[Start SOURCE MATERIAL]

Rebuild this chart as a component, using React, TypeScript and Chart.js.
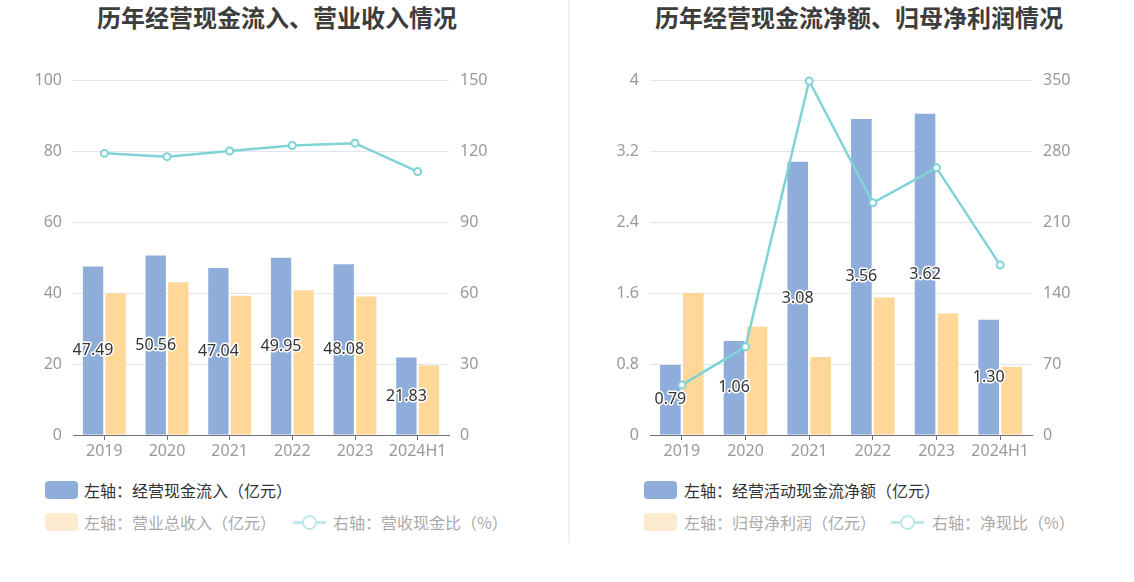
import React, { useEffect, useRef } from 'react';
import { Chart, registerables } from 'chart.js';

Chart.register(...registerables);

// ---------- data ----------
const years = ['2019', '2020', '2021', '2022', '2023', '2024H1'];

// left chart: 经营现金流入 / 营业总收入 / 营收现金比
const cashInflow = [47.49, 50.56, 47.04, 49.95, 48.08, 21.83];
const revenue = [39.9, 43.0, 39.2, 40.8, 39.0, 19.6];
const cashRevenueRatio = [119.0, 117.6, 120.0, 122.3, 123.3, 111.3];
const leftTicksA = [0, 20, 40, 60, 80, 100];
const rightTicksA = [0, 30, 60, 90, 120, 150];

// right chart: 经营活动现金流净额 / 归母净利润 / 净现比
const netCashFlow = [0.79, 1.06, 3.08, 3.56, 3.62, 1.3];
const netProfit = [1.6, 1.22, 0.88, 1.55, 1.37, 0.77];
const netCashRatio = [49.4, 86.9, 349.0, 228.9, 263.4, 167.5];
const leftTicksB = [0, 0.8, 1.6, 2.4, 3.2, 4];
const rightTicksB = [0, 70, 140, 210, 280, 350];

// ---------- styles ----------
const BLUE = '#8EADDB';
const ORANGE = '#FFD899';
const LINE = '#7FD3D6';
const TICK_COLOR = '#999999';
const GRID_COLOR = '#E0E6F1';
const NUM_FONT = "'Noto Sans', 'Noto Sans CJK SC', sans-serif";
const CJK_FONT = "'Noto Sans CJK SC', 'Noto Sans', sans-serif";

const fmt = (v: number) => String(parseFloat(Number(v).toFixed(2)));

const barLabelPlugin = {
  id: 'barLabels',
  afterDraw(chart: any) {
    const meta = chart.getDatasetMeta(1);
    const ds = chart.data.datasets[1];
    const ctx = chart.ctx;
    ctx.save();
    ctx.font = `16px ${NUM_FONT}`;
    ctx.textAlign = 'center';
    ctx.textBaseline = 'middle';
    ctx.lineJoin = 'round';
    meta.data.forEach((el: any, i: number) => {
      const x = el.x;
      const y = (el.y + el.base) / 2;
      const t = Number(ds.data[i]).toFixed(2);
      ctx.lineWidth = 3;
      ctx.strokeStyle = '#ffffff';
      ctx.strokeText(t, x, y);
      ctx.fillStyle = '#333333';
      ctx.fillText(t, x, y);
    });
    ctx.restore();
  },
};

interface PanelProps {
  left: number;
  width: number;
  plotLeft: number;
  plotRight: number;
  bar1: number[];
  bar2: number[];
  line: number[];
  lTicks: number[];
  rTicks: number[];
  names: string[];
}

const CANVAS_H = 470;
const PLOT_TOP = 80;
const PLOT_BOTTOM = 435;

function ChartPanel(p: PanelProps) {
  const ref = useRef<HTMLCanvasElement | null>(null);
  useEffect(() => {
    if (!ref.current) return;
    const chart = new Chart(ref.current, {
      type: 'bar',
      data: {
        labels: years,
        datasets: [
          {
            type: 'line',
            label: p.names[2],
            data: p.line,
            yAxisID: 'y1',
            borderColor: LINE,
            borderWidth: 2.5,
            backgroundColor: '#ffffff',
            pointBackgroundColor: '#ffffff',
            pointBorderColor: LINE,
            pointBorderWidth: 2,
            pointRadius: 3.5,
            tension: 0,
            clip: false,
            order: 0,
          } as any,
          {
            type: 'bar',
            label: p.names[0],
            data: p.bar1,
            yAxisID: 'y',
            backgroundColor: BLUE,
            categoryPercentage: 0.72,
            barPercentage: 0.9,
            order: 1,
          },
          {
            type: 'bar',
            label: p.names[1],
            data: p.bar2,
            yAxisID: 'y',
            backgroundColor: ORANGE,
            categoryPercentage: 0.72,
            barPercentage: 0.9,
            order: 1,
          },
        ],
      },
      options: {
        responsive: false,
        animation: false,
        devicePixelRatio: 1,
        layout: { padding: { top: PLOT_TOP, left: 0, right: 0, bottom: 0 } },
        plugins: {
          legend: { display: false },
          tooltip: { enabled: false },
          title: { display: false },
        },
        scales: {
          x: {
            offset: true,
            grid: {
              display: true,
              drawOnChartArea: false,
              drawTicks: true,
              tickLength: 5,
              offset: false,
              color: '#6E7079',
            },
            border: { display: true, color: '#6E7079', width: 1 },
            ticks: {
              color: TICK_COLOR,
              font: { size: 16, family: NUM_FONT },
              padding: 2,
              maxRotation: 0,
              autoSkip: false,
            },
            afterFit: (s: any) => {
              s.height = CANVAS_H - PLOT_BOTTOM;
            },
          },
          y: {
            position: 'left',
            min: p.lTicks[0],
            max: p.lTicks[p.lTicks.length - 1],
            grid: { color: GRID_COLOR, drawTicks: false, lineWidth: 1 },
            border: { display: false },
            ticks: {
              color: TICK_COLOR,
              font: { size: 16, family: NUM_FONT },
              padding: 11,
              callback: (v: any) => fmt(v),
            },
            afterBuildTicks: (s: any) => {
              s.ticks = p.lTicks.map((v) => ({ value: v }));
            },
            afterFit: (s: any) => {
              s.width = p.plotLeft - p.left;
            },
          },
          y1: {
            position: 'right',
            min: p.rTicks[0],
            max: p.rTicks[p.rTicks.length - 1],
            grid: { drawOnChartArea: false, drawTicks: false },
            border: { display: false },
            ticks: {
              color: TICK_COLOR,
              font: { size: 16, family: NUM_FONT },
              padding: 11,
              callback: (v: any) => fmt(v),
            },
            afterBuildTicks: (s: any) => {
              s.ticks = p.rTicks.map((v) => ({ value: v }));
            },
            afterFit: (s: any) => {
              s.width = p.left + p.width - p.plotRight;
            },
          },
        },
      },
      plugins: [barLabelPlugin],
    } as any);
    return () => chart.destroy();
  }, []);
  return (
    <canvas
      ref={ref}
      width={p.width}
      height={CANVAS_H}
      style={{ position: 'absolute', left: p.left, top: 0, width: p.width, height: CANVAS_H }}
    />
  );
}

function Swatch({ x, y, color }: { x: number; y: number; color: string }) {
  return (
    <div
      style={{
        position: 'absolute',
        left: x,
        top: y - 9,
        width: 33,
        height: 18,
        borderRadius: 4,
        background: color,
      }}
    />
  );
}

function LineIcon({ x, y }: { x: number; y: number }) {
  const c = '#BDE9EB';
  return (
    <div style={{ position: 'absolute', left: x, top: y - 9, width: 33, height: 18 }}>
      <div style={{ position: 'absolute', left: 0, top: 8, width: 33, height: 2.5, background: c }} />
      <div
        style={{
          position: 'absolute',
          left: 9,
          top: 1.5,
          width: 11,
          height: 11,
          borderRadius: '50%',
          border: `2.5px solid ${c}`,
          background: '#fff',
        }}
      />
    </div>
  );
}

function Text({ x, y, text, color }: { x: number; y: number; text: string; color: string }) {
  return (
    <div
      style={{
        position: 'absolute',
        left: x,
        top: y - 12,
        height: 24,
        lineHeight: '24px',
        fontSize: 16,
        fontFamily: CJK_FONT,
        color,
        whiteSpace: 'nowrap',
      }}
    >
      {text}
    </div>
  );
}

function Title({ cx, text }: { cx: number; text: string }) {
  return (
    <div
      style={{
        position: 'absolute',
        left: cx - 300,
        width: 600,
        top: 2,
        height: 30,
        lineHeight: '30px',
        textAlign: 'center',
        fontSize: 24,
        fontWeight: 'bold',
        fontFamily: CJK_FONT,
        color: '#3d3d3d',
        whiteSpace: 'nowrap',
      }}
    >
      {text}
    </div>
  );
}

export default function App() {
  return (
    <div
      style={{
        position: 'absolute',
        left: 0,
        top: 0,
        width: 1134,
        height: 582,
        background: '#ffffff',
        overflow: 'hidden',
      }}
    >
      <Title cx={277} text="历年经营现金流入、营业收入情况" />
      <Title cx={859} text="历年经营现金流净额、归母净利润情况" />
      <div style={{ position: 'absolute', left: 568, top: 0, width: 2, height: 543, background: '#F2F2F2' }} />
      <ChartPanel
        left={0}
        width={560}
        plotLeft={73}
        plotRight={449}
        bar1={cashInflow}
        bar2={revenue}
        line={cashRevenueRatio}
        lTicks={leftTicksA}
        rTicks={rightTicksA}
        names={['左轴：经营现金流入（亿元）', '左轴：营业总收入（亿元）', '右轴：营收现金比（%）']}
      />
      <ChartPanel
        left={575}
        width={559}
        plotLeft={650}
        plotRight={1032}
        bar1={netCashFlow}
        bar2={netProfit}
        line={netCashRatio}
        lTicks={leftTicksB}
        rTicks={rightTicksB}
        names={['左轴：经营活动现金流净额（亿元）', '左轴：归母净利润（亿元）', '右轴：净现比（%）']}
      />
      {/* left legend */}
      <Swatch x={45} y={490} color={BLUE} />
      <Text x={84} y={490} text="左轴：经营现金流入（亿元）" color="#333333" />
      <Swatch x={45} y={522} color="#FDEBD0" />
      <Text x={84} y={522} text="左轴：营业总收入（亿元）" color="#aaaaaa" />
      <LineIcon x={293} y={522} />
      <Text x={333} y={522} text="右轴：营收现金比（%）" color="#aaaaaa" />
      {/* right legend */}
      <Swatch x={644} y={490} color={BLUE} />
      <Text x={684} y={490} text="左轴：经营活动现金流净额（亿元）" color="#333333" />
      <Swatch x={644} y={522} color="#FDEBD0" />
      <Text x={684} y={522} text="左轴：归母净利润（亿元）" color="#aaaaaa" />
      <LineIcon x={891} y={522} />
      <Text x={932} y={522} text="右轴：净现比（%）" color="#aaaaaa" />
    </div>
  );
}
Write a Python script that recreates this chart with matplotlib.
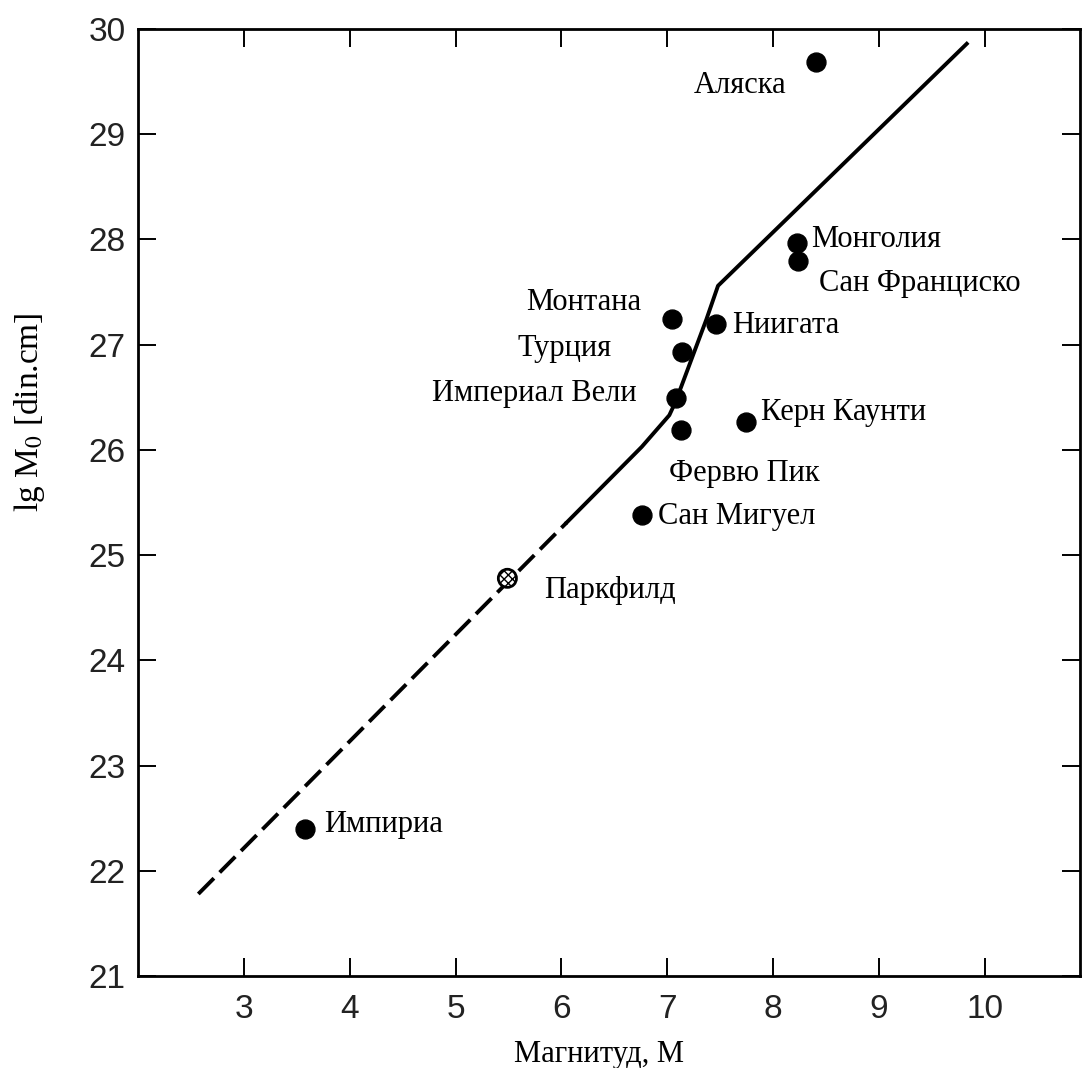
import matplotlib.pyplot as plt

# землетрясения: магнитуда M и lg M0
names = ['Аляска', 'Монголия', 'Сан Франциско', 'Монтана', 'Ниигата', 'Турция',
         'Империал Вели', 'Керн Каунти', 'Фервю Пик', 'Сан Мигуел', 'Паркфилд', 'Импириа']
mag = [8.41, 8.23, 8.24, 7.05, 7.46, 7.14, 7.08, 7.74, 7.13, 6.76, 5.49, 3.58]
lgm0 = [29.69, 27.97, 27.80, 27.24, 27.20, 26.93, 26.49, 26.27, 26.19, 25.38, 24.78, 22.40]

# сдвиг подписи от точки (пт) и выравнивание
label_dx = [-21.6, 10, 15, -22.3, 11.5, -50.4, -28, 10.8, -8.6, 11.5, 26.6, 13.7]
label_dy = [-17.5, 2.2, -16.6, 12.2, -1.4, 2.9, 3.6, 6.5, -31.7, -0.7, -8.6, 2.9]
label_ha = ['right', 'left', 'left', 'right', 'left', 'right',
            'right', 'left', 'left', 'left', 'left', 'left']

# линия зависимости: пунктир и сплошная часть
dash_m = [2.57, 6.05]
dash_lg = [21.78, 25.31]
line_m = [6.05, 6.76, 7.02, 7.08, 7.37, 7.48, 9.83]
line_lg = [25.31, 26.03, 26.33, 26.46, 27.24, 27.56, 29.86]

xticks = [3, 4, 5, 6, 7, 8, 9, 10]
yticks = [21, 22, 23, 24, 25, 26, 27, 28, 29, 30]

plt.rcParams['mathtext.fontset'] = 'stix'

fig = plt.figure(figsize=(10.84, 10.68), dpi=100)
ax = fig.add_axes([0.1273, 0.0861, 0.869, 0.8867])

ax.plot(dash_m, dash_lg, color='black', lw=2.8, linestyle=(0, (5.7, 2.1)),
        solid_capstyle='butt', dash_capstyle='butt')
ax.plot(line_m, line_lg, color='black', lw=2.8, solid_joinstyle='round')

for i in range(len(names)):
    if names[i] == 'Паркфилд':
        ax.scatter(mag[i], lgm0[i], s=170, facecolor='white', edgecolor='black',
                   linewidths=2.0, hatch='xxxx', zorder=3)
    else:
        ax.scatter(mag[i], lgm0[i], s=185, color='black', zorder=3)
    ax.annotate(names[i], (mag[i], lgm0[i]), xytext=(label_dx[i], label_dy[i]),
                textcoords='offset points', ha=label_ha[i], va='center',
                fontsize=22, family='Liberation Serif')

ax.set_xlim(2, 10.9)
ax.set_ylim(21, 30)
ax.set_xticks(xticks)
ax.set_yticks(yticks)
ax.set_xticklabels([str(t) for t in xticks], family=['Liberation Sans Narrow', 'Liberation Sans'],
                   fontsize=24, color='#222222')
ax.set_yticklabels([str(t) for t in yticks], family='Liberation Sans',
                   fontsize=24, color='#222222')
ax.tick_params(direction='in', length=13, width=1.4, top=True, right=True)
ax.tick_params(axis='x', pad=13)
ax.tick_params(axis='y', pad=9)
for s in ax.spines.values():
    s.set_linewidth(2.0)

fig.text(599 / 1084, 1 - 1062 / 1068, 'Магнитуд, М', ha='center', va='baseline',
         fontsize=22, family='Liberation Serif')
fig.text(30 / 1084, 1 - 412 / 1068, 'lg M$_{0}$ [din.cm]', ha='center', va='center',
         rotation=90, fontsize=24, family='Liberation Serif')

fig.savefig('out.png', dpi=100)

[End SOURCE MATERIAL]

**TASK DESCRIPTION**.
Copy the records above from the first line through the line containing "const fmt = (v: number)", both included, and leave out any pictures.

**OUTPUT OF THE EXERCISE**.
Rebuild this chart as a component, using React, TypeScript and Chart.js.
import React, { useEffect, useRef } from 'react';
import { Chart, registerables } from 'chart.js';

Chart.register(...registerables);

// ---------- data ----------
const years = ['2019', '2020', '2021', '2022', '2023', '2024H1'];

// left chart: 经营现金流入 / 营业总收入 / 营收现金比
const cashInflow = [47.49, 50.56, 47.04, 49.95, 48.08, 21.83];
const revenue = [39.9, 43.0, 39.2, 40.8, 39.0, 19.6];
const cashRevenueRatio = [119.0, 117.6, 120.0, 122.3, 123.3, 111.3];
const leftTicksA = [0, 20, 40, 60, 80, 100];
const rightTicksA = [0, 30, 60, 90, 120, 150];

// right chart: 经营活动现金流净额 / 归母净利润 / 净现比
const netCashFlow = [0.79, 1.06, 3.08, 3.56, 3.62, 1.3];
const netProfit = [1.6, 1.22, 0.88, 1.55, 1.37, 0.77];
const netCashRatio = [49.4, 86.9, 349.0, 228.9, 263.4, 167.5];
const leftTicksB = [0, 0.8, 1.6, 2.4, 3.2, 4];
const rightTicksB = [0, 70, 140, 210, 280, 350];

// ---------- styles ----------
const BLUE = '#8EADDB';
const ORANGE = '#FFD899';
const LINE = '#7FD3D6';
const TICK_COLOR = '#999999';
const GRID_COLOR = '#E0E6F1';
const NUM_FONT = "'Noto Sans', 'Noto Sans CJK SC', sans-serif";
const CJK_FONT = "'Noto Sans CJK SC', 'Noto Sans', sans-serif";

const fmt = (v: number) => String(parseFloat(Number(v).toFixed(2)));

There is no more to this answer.